The notion of modern DT being "simpler and less inspired" feels a tad absurd to me. The arrangements of the last 10 years imo feel far more dense, deliberate and dynamic than most of the albums prior, to me. Is ADToE or DT12 simpler than Octavarium or Train of Thought? Despite an abundance of shredding in the latter, I don't really think so. Plus, it's not like every song was a blast of wild prog in the 90s either. You had ambitious stuff like Metropolis, The Killing Hand, A Change of Seasons etc. but also relatively "lazy" stuff like Pull Me Under, Afterlife, Caught in a Web and Burning My Soul. Not really any different to what we have today, with there being both stuff like Breaking All Illusions, Illumination Theory, At Wit's End and Pale Blue Dot alongside more straightforward songs like Paralyzed, The Enemy Inside (which I also think is more creative than it's been made out to be, I don't personally think "elementary" would describe it any more than it would for As I Am, The Mirror, Caught in a Web or Pull Me Under... which I also like) and Untethered Angel (which I'd say the same for).
It's not like TA is a simple song either. Three solo sections (counting the middle guitar + keys as one), a different final chorus, unusually angular melodies, an altered second verse, odd time signatures all over the place, MM going wild with all the syncopation and complementary rhythms, subtle usage of altered motifs... it's arguably as prog as it gets (and for me, in a tight and cohesive package that feels thematically appropriate to the lyrical content). Whether MP could do something similar is I guess beside the point, but I'd still go with a relatively confident no, despite my respect for him as a drummer. Even when MP did go technical, it seems (judging from what others have said, I'm no drummer) that he was locked in to a particular feel, while MM might have various layers of rhythmic activity. Not to say that MP hasn't done polyrhythms and stuff before, but on the level of something like Illumination Theory? I don't know.
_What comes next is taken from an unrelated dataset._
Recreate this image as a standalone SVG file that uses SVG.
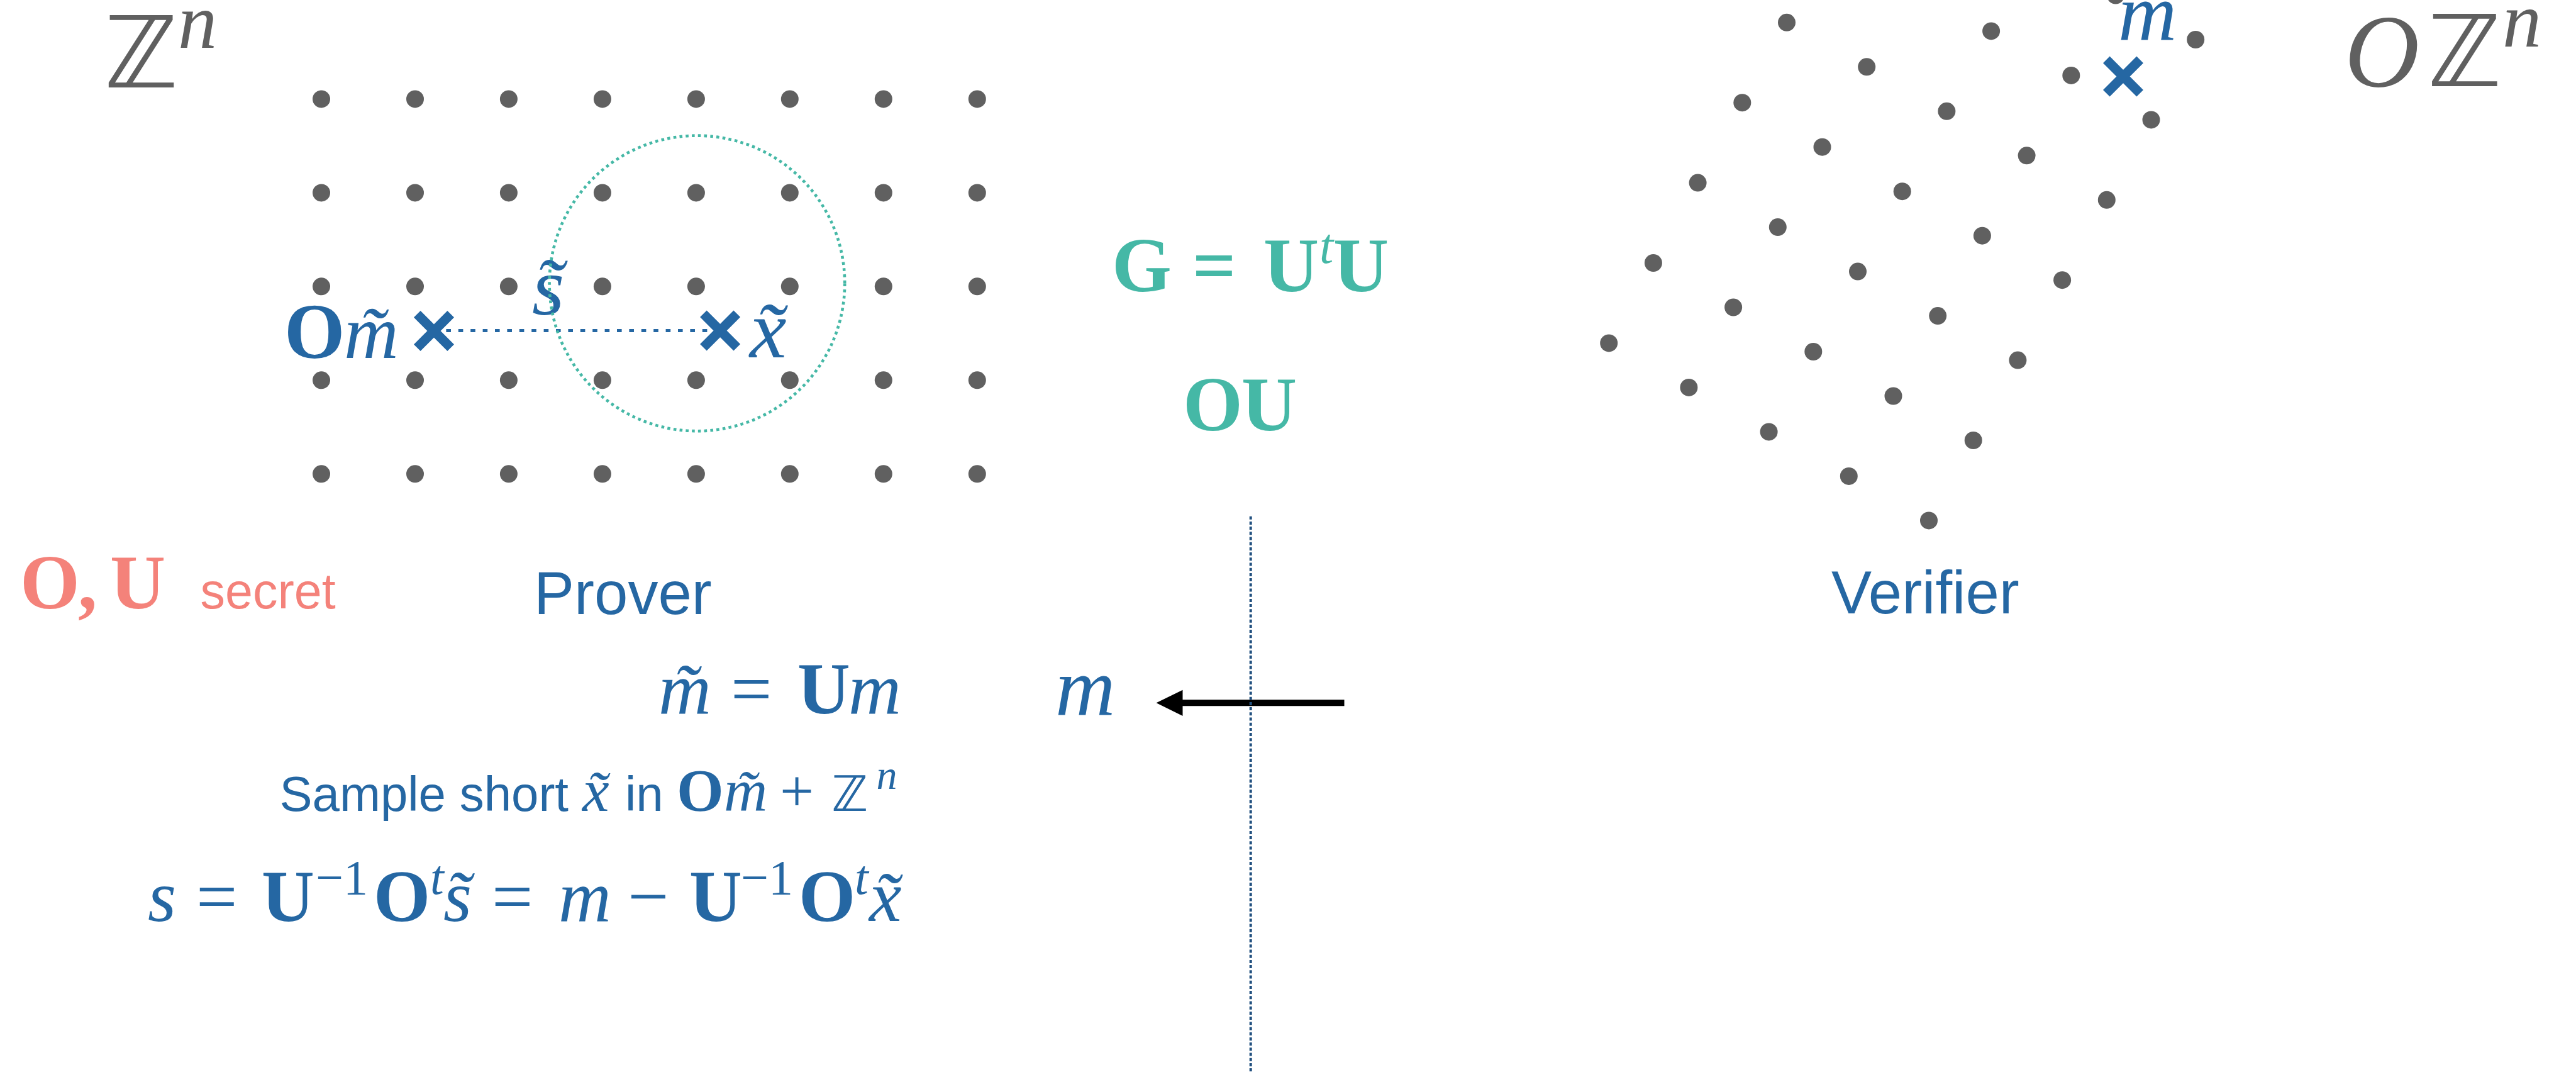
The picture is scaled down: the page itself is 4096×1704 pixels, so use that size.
<svg xmlns="http://www.w3.org/2000/svg" width="4096" height="1704" viewBox="0 0 4096 1704">
<style>
.dot{fill:#606060}
.serif{font-family:"Liberation Serif","Times New Roman",serif}
.sans{font-family:"Liberation Sans",Arial,sans-serif}
.bb{font-family:"DejaVu Sans",sans-serif;font-style:oblique;font-weight:normal}
.it{font-style:italic}
.bf{font-weight:bold}
.blue{fill:#2567a3}
.teal{fill:#45b8a6}
.red{fill:#f4827a}
.gray{fill:#606060}
</style>
<defs>
<path id="cross" d="M-26.7,-26.7 L26.7,26.7 M26.7,-26.7 L-26.7,26.7" stroke="#2567a3" stroke-width="15" fill="none"/>
<marker id="ah" markerUnits="strokeWidth" markerWidth="4.2" markerHeight="4.12" viewBox="0 0 4.2 4.12" refX="1.05" refY="2.06" orient="auto" overflow="visible">
<path d="M0,0 L4.2,2.06 L0,4.12 Z" fill="#000"/>
</marker>
</defs>
<rect width="4096" height="1704" fill="#fff"/>

<g id="zn-lattice">
<circle class="dot" cx="511.0" cy="157.4" r="14"/><circle class="dot" cx="660.0" cy="157.4" r="14"/><circle class="dot" cx="808.9" cy="157.4" r="14"/><circle class="dot" cx="957.9" cy="157.4" r="14"/><circle class="dot" cx="1106.9" cy="157.4" r="14"/><circle class="dot" cx="1255.8" cy="157.4" r="14"/><circle class="dot" cx="1404.8" cy="157.4" r="14"/><circle class="dot" cx="1553.8" cy="157.4" r="14"/>
<circle class="dot" cx="511.0" cy="306.4" r="14"/><circle class="dot" cx="660.0" cy="306.4" r="14"/><circle class="dot" cx="808.9" cy="306.4" r="14"/><circle class="dot" cx="957.9" cy="306.4" r="14"/><circle class="dot" cx="1106.9" cy="306.4" r="14"/><circle class="dot" cx="1255.8" cy="306.4" r="14"/><circle class="dot" cx="1404.8" cy="306.4" r="14"/><circle class="dot" cx="1553.8" cy="306.4" r="14"/>
<circle class="dot" cx="511.0" cy="455.3" r="14"/><circle class="dot" cx="660.0" cy="455.3" r="14"/><circle class="dot" cx="808.9" cy="455.3" r="14"/><circle class="dot" cx="957.9" cy="455.3" r="14"/><circle class="dot" cx="1106.9" cy="455.3" r="14"/><circle class="dot" cx="1255.8" cy="455.3" r="14"/><circle class="dot" cx="1404.8" cy="455.3" r="14"/><circle class="dot" cx="1553.8" cy="455.3" r="14"/>
<circle class="dot" cx="511.0" cy="604.3" r="14"/><circle class="dot" cx="660.0" cy="604.3" r="14"/><circle class="dot" cx="808.9" cy="604.3" r="14"/><circle class="dot" cx="957.9" cy="604.3" r="14"/><circle class="dot" cx="1106.9" cy="604.3" r="14"/><circle class="dot" cx="1255.8" cy="604.3" r="14"/><circle class="dot" cx="1404.8" cy="604.3" r="14"/><circle class="dot" cx="1553.8" cy="604.3" r="14"/>
<circle class="dot" cx="511.0" cy="753.3" r="14"/><circle class="dot" cx="660.0" cy="753.3" r="14"/><circle class="dot" cx="808.9" cy="753.3" r="14"/><circle class="dot" cx="957.9" cy="753.3" r="14"/><circle class="dot" cx="1106.9" cy="753.3" r="14"/><circle class="dot" cx="1255.8" cy="753.3" r="14"/><circle class="dot" cx="1404.8" cy="753.3" r="14"/><circle class="dot" cx="1553.8" cy="753.3" r="14"/>
</g>

<g id="ozn-lattice">
<circle class="dot" cx="2558.2" cy="545.4" r="14"/><circle class="dot" cx="2628.9" cy="418.0" r="14"/><circle class="dot" cx="2699.6" cy="290.6" r="14"/><circle class="dot" cx="2770.3" cy="163.2" r="14"/><circle class="dot" cx="2841.0" cy="35.8" r="14"/>
<circle class="dot" cx="2685.4" cy="615.9" r="14"/><circle class="dot" cx="2756.1" cy="488.5" r="14"/><circle class="dot" cx="2826.8" cy="361.1" r="14"/><circle class="dot" cx="2897.5" cy="233.7" r="14"/><circle class="dot" cx="2968.2" cy="106.3" r="14"/>
<circle class="dot" cx="2812.6" cy="686.4" r="14"/><circle class="dot" cx="2883.3" cy="559.0" r="14"/><circle class="dot" cx="2954.0" cy="431.6" r="14"/><circle class="dot" cx="3024.7" cy="304.2" r="14"/><circle class="dot" cx="3095.4" cy="176.8" r="14"/><circle class="dot" cx="3166.1" cy="49.4" r="14"/>
<circle class="dot" cx="2939.8" cy="756.9" r="14"/><circle class="dot" cx="3010.5" cy="629.5" r="14"/><circle class="dot" cx="3081.2" cy="502.1" r="14"/><circle class="dot" cx="3151.9" cy="374.7" r="14"/><circle class="dot" cx="3222.6" cy="247.3" r="14"/><circle class="dot" cx="3293.3" cy="119.9" r="14"/><circle class="dot" cx="3364.0" cy="-7.5" r="14"/>
<circle class="dot" cx="3067.0" cy="827.4" r="14"/><circle class="dot" cx="3137.7" cy="700.0" r="14"/><circle class="dot" cx="3208.4" cy="572.6" r="14"/><circle class="dot" cx="3279.1" cy="445.2" r="14"/><circle class="dot" cx="3349.8" cy="317.8" r="14"/><circle class="dot" cx="3420.5" cy="190.4" r="14"/><circle class="dot" cx="3491.2" cy="63.0" r="14"/>
</g>

<g id="connectors">
<line id="s-vector" x1="690" y1="525.5" x2="1145" y2="525.5" stroke="#2567a3" stroke-width="5.2" stroke-dasharray="7.6 11.8"/>
<line id="m-arrow" x1="2137.5" y1="1117.3" x2="1870" y2="1117.3" stroke="#000" stroke-width="10" marker-end="url(#ah)"/>
</g>

<g id="divider">
<line x1="1988.7" y1="820.7" x2="1988.7" y2="1704" stroke="#21507f" stroke-width="4" stroke-dasharray="5 3.2"/>
</g>

<g id="cross-om">
<use href="#cross" x="690" y="526"/>
<text class="serif blue" font-size="124" y="569"><tspan class="bf" x="452">O</tspan><tspan class="it" x="547" font-size="120">m̃</tspan></text>
</g>
<g id="cross-x">
<use href="#cross" x="1145.1" y="525.5"/>
<text class="serif it blue" font-size="132" x="1192" y="568">x̃</text>
</g>
<text id="label-s" class="serif it blue" font-size="132" x="846" y="499.6">s̃</text>

<g id="ball">
<circle cx="1108.4" cy="450.4" r="234.8" fill="none" stroke="#45b8a6" stroke-width="4.6" stroke-dasharray="4.6 5.2"/>
</g>

<g id="label-zn">
<text class="gray"><tspan class="bb" x="165.8" y="139" font-size="158">ℤ</tspan><tspan class="serif it" x="283" y="76" font-size="124">n</tspan></text>
</g>

<g id="label-ozn">
<text class="gray"><tspan class="serif it" x="3728" y="137" font-size="165">O</tspan><tspan class="bb" x="3860" y="137" font-size="158">ℤ</tspan><tspan class="serif it" x="3979" y="73.7" font-size="124">n</tspan></text>
</g>

<g id="cross-m">
<use href="#cross" x="3376" y="121.6"/>
<text class="serif it blue" font-size="129" x="3368" y="64">m</text>
</g>

<g id="public-key">
<text class="serif bf teal" font-size="122" y="463.4"><tspan x="1768">G</tspan><tspan x="1896">=</tspan><tspan x="2009">U</tspan><tspan class="it" x="2098" y="417.7" font-size="80" font-weight="normal">t</tspan><tspan x="2120" y="463.4">U</tspan></text>
<text class="serif bf teal" font-size="122" y="683.6"><tspan x="1881">O</tspan><tspan x="1974">U</tspan></text>
</g>

<g id="secret">
<text class="serif bf red" font-size="122" y="966.5"><tspan x="32">O</tspan><tspan x="124">,</tspan><tspan x="175">U</tspan></text>
<text class="sans red" font-size="79" x="318.5" y="966.5">secret</text>
</g>

<g id="prover">
<text class="sans blue" font-size="96" x="849" y="976">Prover</text>
<text class="serif blue" font-size="116" y="1134"><tspan class="it" x="1047">m̃</tspan><tspan x="1162">=</tspan><tspan class="bf" x="1268">U</tspan><tspan class="it" x="1349">m</tspan></text>
<text class="blue" y="1288.6"><tspan class="sans" x="444.5" font-size="78">Sample short</tspan><tspan class="serif it" x="926" font-size="96">x̃</tspan><tspan class="sans" x="994" font-size="78">in</tspan><tspan class="serif bf" x="1076" font-size="96">O</tspan><tspan class="serif it" x="1151" font-size="96">m̃</tspan><tspan class="serif" x="1240" font-size="96">+</tspan><tspan class="bb" x="1322" font-size="78">ℤ</tspan><tspan class="serif it" x="1393.5" y="1253.6" font-size="66">n</tspan></text>
<text class="serif blue" font-size="116" y="1463.8"><tspan class="it" x="235">s</tspan><tspan x="312">=</tspan><tspan class="bf" x="416">U</tspan><tspan x="502" y="1421" font-size="78">−1</tspan><tspan class="bf" x="594" y="1463.8">O</tspan><tspan class="it" x="684" y="1421" font-size="78">t</tspan><tspan class="it" x="705" y="1463.8">s̃</tspan><tspan x="782">=</tspan><tspan class="it" x="888">m</tspan><tspan x="998">−</tspan><tspan class="bf" x="1096">U</tspan><tspan x="1178" y="1421" font-size="78">−1</tspan><tspan class="bf" x="1270" y="1463.8">O</tspan><tspan class="it" x="1359" y="1421" font-size="78">t</tspan><tspan class="it" x="1382" y="1463.8">x̃</tspan></text>
</g>

<g id="verifier">
<text class="sans blue" font-size="96" x="2912" y="975">Verifier</text>
<text class="serif it blue" font-size="132" x="1678" y="1136">m</text>
</g>
</svg>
As for "less inspired", that's one of those phrases that feels like it should be struck from discussions around art to me. I get "boring", because tastes will be tastes and what satisfies one person could leave the other thoroughly bored. The matter of assuming an artist is inspired is contextual guesswork. I feel like it's invalid because there are plenty of examples where a band has actually struggled with ideas and really forced their material out, but all for an album that ended up actually being pretty well received. The reverse has also frequently happened. Maybe it's just me, but I think the matter of inspiration should only matter to the person working on it. It's always felt like a rather brazen assumption to make that someone was uninspired imo, because it just feels like someone projecting their personal dislike of something as a character fault on the person who created it. Needless to say, I feel the same way about using "lazy" as a criticism.
The question of whether he can effectively improvise is valid and interesting. But from what (relatively) little I've seen, I don't think Mangini is lacking in that department. To give just one example, the band were VERY happy with his abilities during the improv/jam portion of the auditions.* And given that that is how they "write" a lot of their material, and that they were specifically looking for someone who could fit that mold, I don't think that's an issue.
This for sure. I think some of the later LTE improvs are pretty solid, but Take This for the Pain is probably the most interesting sounding piece of wholly improvised material I've ever heard. I also vastly prefer his interpretation of Finally Free's outro over MP's, which in comparison just sorta feels like a wall of percussive sound (not that there isn't value to that), rather than the interesting ways that MM plays with the beat for dramatic effect. It's maybe less that he "plays for the time signature" and that he's just naturally drawn towards angular, technical beats when coming up with stuff on the spot, which I think is perfectly fine and certainly befitting of the kind of band that DT are.